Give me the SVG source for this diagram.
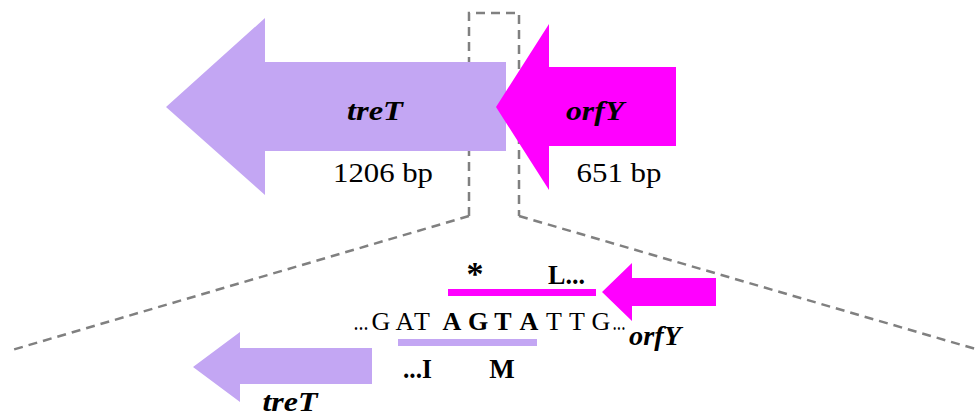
<svg xmlns="http://www.w3.org/2000/svg" width="979" height="416" viewBox="0 0 979 416">
  <style>
    .lav { fill: #c3a6f3; }
    .mag { fill: #ff00ff; }
    .dash { fill: none; stroke: #808080; stroke-width: 2.5; stroke-dasharray: 9 6; }
    .t { font-family: "Liberation Serif", "DejaVu Serif", serif; fill: #000; }
    .bi { font-weight: bold; font-style: italic; }
    .b { font-weight: bold; }
  </style>

  <!-- zoom connectors -->
  <g id="connectors">
    <path class="dash" d="M469,216 L469,13 L519,13 L519,216"/>
    <path class="dash" d="M469,216 L12,350"/>
    <path class="dash" d="M519,216 L979,350"/>
  </g>

  <!-- treT gene, full length -->
  <g id="treT-gene">
    <polygon class="lav" points="166,107 265,18 265,62 506,62 506,151 265,151 265,195"/>
    <text class="t bi" x="375" y="120" font-size="28" text-anchor="middle" textLength="56" lengthAdjust="spacingAndGlyphs">treT</text>
    <text class="t" x="383" y="182" font-size="28" text-anchor="middle" textLength="100" lengthAdjust="spacingAndGlyphs">1206 bp</text>
  </g>

  <!-- orfY gene, full length -->
  <g id="orfY-gene">
    <polygon class="mag" points="496,107 549,24 549,67 676,67 676,146 549,146 549,190"/>
    <text class="t bi" x="595" y="120" font-size="28" text-anchor="middle" textLength="58" lengthAdjust="spacingAndGlyphs">orfY</text>
    <text class="t" x="619" y="182" font-size="28" text-anchor="middle" textLength="85" lengthAdjust="spacingAndGlyphs">651 bp</text>
  </g>

  <!-- overlap detail: orfY end -->
  <g id="orfY-detail">
    <polygon class="mag" points="602,292 632,263 632,278 716,278 716,306 632,306 632,321"/>
    <rect class="mag" x="448" y="289" width="148" height="7"/>
    <text class="t b" x="475" y="285" font-size="34" text-anchor="middle">*</text>
    <text class="t b" x="548" y="284" font-size="27" textLength="37" lengthAdjust="spacingAndGlyphs">L...</text>
    <text class="t bi" x="629" y="345" font-size="28" textLength="52" lengthAdjust="spacingAndGlyphs">orfY</text>
  </g>

  <!-- overlap detail: nucleotide sequence -->
  <g id="sequence" class="t" font-size="26" text-anchor="middle">
    <text x="361" y="330" textLength="15" lengthAdjust="spacingAndGlyphs">...</text>
    <text x="381" y="330">G</text>
    <text x="405" y="330">A</text>
    <text x="422" y="330">T</text>
    <text class="b" x="452" y="330">A</text>
    <text class="b" x="478" y="330">G</text>
    <text class="b" x="503" y="330">T</text>
    <text class="b" x="529" y="330">A</text>
    <text x="554" y="330">T</text>
    <text x="577" y="330">T</text>
    <text x="601" y="330">G</text>
    <text x="619" y="330" textLength="13" lengthAdjust="spacingAndGlyphs">...</text>
  </g>

  <!-- overlap detail: treT start -->
  <g id="treT-detail">
    <rect class="lav" x="398" y="339" width="139" height="7"/>
    <text class="t b" x="403" y="378" font-size="27" textLength="29" lengthAdjust="spacingAndGlyphs">...I</text>
    <text class="t b" x="502" y="378" font-size="27" text-anchor="middle">M</text>
    <polygon class="lav" points="193,367 240,332 240,348 372,348 372,384 240,384 240,402"/>
    <text class="t bi" x="290" y="411" font-size="28" text-anchor="middle" textLength="55" lengthAdjust="spacingAndGlyphs">treT</text>
  </g>
</svg>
----
== Set problem ==
Output each line exactly; omit every picture.

== Correct answer ==
Give me the SVG source for this diagram.
<svg xmlns="http://www.w3.org/2000/svg" width="979" height="416" viewBox="0 0 979 416">
  <style>
    .lav { fill: #c3a6f3; }
    .mag { fill: #ff00ff; }
    .dash { fill: none; stroke: #808080; stroke-width: 2.5; stroke-dasharray: 9 6; }
    .t { font-family: "Liberation Serif", "DejaVu Serif", serif; fill: #000; }
    .bi { font-weight: bold; font-style: italic; }
    .b { font-weight: bold; }
  </style>

  <!-- zoom connectors -->
  <g id="connectors">
    <path class="dash" d="M469,216 L469,13 L519,13 L519,216"/>
    <path class="dash" d="M469,216 L12,350"/>
    <path class="dash" d="M519,216 L979,350"/>
  </g>

  <!-- treT gene, full length -->
  <g id="treT-gene">
    <polygon class="lav" points="166,107 265,18 265,62 506,62 506,151 265,151 265,195"/>
    <text class="t bi" x="375" y="120" font-size="28" text-anchor="middle" textLength="56" lengthAdjust="spacingAndGlyphs">treT</text>
    <text class="t" x="383" y="182" font-size="28" text-anchor="middle" textLength="100" lengthAdjust="spacingAndGlyphs">1206 bp</text>
  </g>

  <!-- orfY gene, full length -->
  <g id="orfY-gene">
    <polygon class="mag" points="496,107 549,24 549,67 676,67 676,146 549,146 549,190"/>
    <text class="t bi" x="595" y="120" font-size="28" text-anchor="middle" textLength="58" lengthAdjust="spacingAndGlyphs">orfY</text>
    <text class="t" x="619" y="182" font-size="28" text-anchor="middle" textLength="85" lengthAdjust="spacingAndGlyphs">651 bp</text>
  </g>

  <!-- overlap detail: orfY end -->
  <g id="orfY-detail">
    <polygon class="mag" points="602,292 632,263 632,278 716,278 716,306 632,306 632,321"/>
    <rect class="mag" x="448" y="289" width="148" height="7"/>
    <text class="t b" x="475" y="285" font-size="34" text-anchor="middle">*</text>
    <text class="t b" x="548" y="284" font-size="27" textLength="37" lengthAdjust="spacingAndGlyphs">L...</text>
    <text class="t bi" x="629" y="345" font-size="28" textLength="52" lengthAdjust="spacingAndGlyphs">orfY</text>
  </g>

  <!-- overlap detail: nucleotide sequence -->
  <g id="sequence" class="t" font-size="26" text-anchor="middle">
    <text x="361" y="330" textLength="15" lengthAdjust="spacingAndGlyphs">...</text>
    <text x="381" y="330">G</text>
    <text x="405" y="330">A</text>
    <text x="422" y="330">T</text>
    <text class="b" x="452" y="330">A</text>
    <text class="b" x="478" y="330">G</text>
    <text class="b" x="503" y="330">T</text>
    <text class="b" x="529" y="330">A</text>
    <text x="554" y="330">T</text>
    <text x="577" y="330">T</text>
    <text x="601" y="330">G</text>
    <text x="619" y="330" textLength="13" lengthAdjust="spacingAndGlyphs">...</text>
  </g>

  <!-- overlap detail: treT start -->
  <g id="treT-detail">
    <rect class="lav" x="398" y="339" width="139" height="7"/>
    <text class="t b" x="403" y="378" font-size="27" textLength="29" lengthAdjust="spacingAndGlyphs">...I</text>
    <text class="t b" x="502" y="378" font-size="27" text-anchor="middle">M</text>
    <polygon class="lav" points="193,367 240,332 240,348 372,348 372,384 240,384 240,402"/>
    <text class="t bi" x="290" y="411" font-size="28" text-anchor="middle" textLength="55" lengthAdjust="spacingAndGlyphs">treT</text>
  </g>
</svg>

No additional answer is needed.